While Asian fabric prices may have stabilized for now — after wild swings during the region’s economic crisis — the upward movement in synthetic fiber prices is likely to begin driving them upward again at some point.
And price increases may not be limited to synthetics, noted Jeffrey White, president of S. Shamash & Sons Inc., a New York importer specializing in silk, rayon and linen.
“In addition to polyester, which everyone has seen, I think we will see increases in linen and silk,” resulting from a pickup in demand for those fibers in parts of the world where consumer spending has been depressed over the last few years, he said. This would follow the pattern of cashmere pricing, which, after being depressed during the Asian crisis, picked up again this year, according to market observers.
Arnold Kobelt, president of New York converter Nipkow & Kobelt, said his firm is emphasizing animal prints and coated fabrics for spring.
He also said that spandex-containing fabrics are moving down into lower price points than they had traditionally occupied as apparel makers focus on smaller bodies and lower spandex content as a way of keeping costs down.
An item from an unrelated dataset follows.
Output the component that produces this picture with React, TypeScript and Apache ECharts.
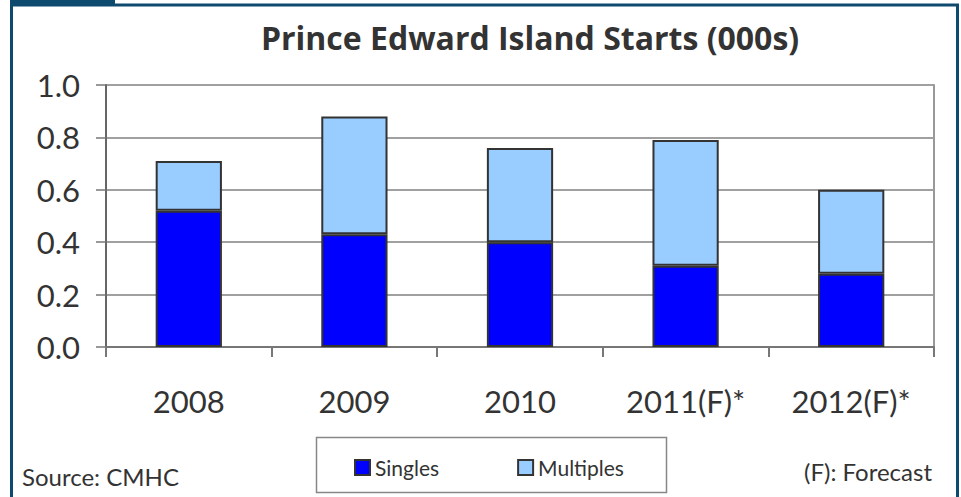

Kobelt also noted that, in keeping with the continuing trend of apparel makers working closer to season, he expects much of the action at the show to be in fall and holiday fabrics.
Michael Shapiro, president of D&N Textiles Inc., a converter based in Beverly Hills, agreed.
“Normally, we do a lot of sampling for spring, but people are always still looking for holiday at this point and filling in for fall,” he said. “Not the big companies, but the little companies are still looking for immediate items. Everybody has a different calendar, everyone goes by a different season.”
Consoltex-Seatex will be emphasizing its new collection of fabrics using DuPont’s new Ispira stretch nylon, according to Steve Nahorniak, director of sales at the New York-based mill.
“We’ve been having very much a successful run on this so far,” he said, noting that the woven fabric collection has caught on with golf and casual apparel makers.
Ribbtrim Inc., which distributes Mokuba ribbon in the U.S., will be emphasizing both holiday and spring collections at the show, according to sales manager Richard Goldfeder.
For holiday, a key item in Mokuba’s collection is beaded trim, while for spring, the company is offering stretch organza in pastel colors.
Goldfeder also pointed out that since the company opened its new storefront location on Manhattan’s West 39th Street, Ribbtrim has begun carrying a larger inventory to fill immediate orders.
Jeffrey Gladstone, director of marketing at Sequins International, a trimmings supplier located in Woodside, N.Y., said his company has recently noticed a pickup in demand from the junior market.
“Glitz is back, and therefore, our products are very popular for them,” he said.
At New York converter Symphony Fabrics, president Seymour Schneiderman reported a continuing shift in demand toward woven fabrics.
“Wovens are getting more important than they had been,” he said.
“A year or two ago, our ratio of sales was 50-50 wovens to knits. That was for five or six years. Now, wovens are probably 60 to 70 percent of our sales.”
He attributed the shift to both a greater fashion interest in woven fabrics and to the fact that woven products take longer to develop and are harder for his competitors to copy.
The show will once again feature a series of seminars on design and technology issues.
On April 11 and 12, speakers will address design. Presenters are to include David Wolfe, creative director at The Doneger Group, who will speak on his top 10 trends at 9:30 a.m., April 12.
April 13 seminars will address technology issues.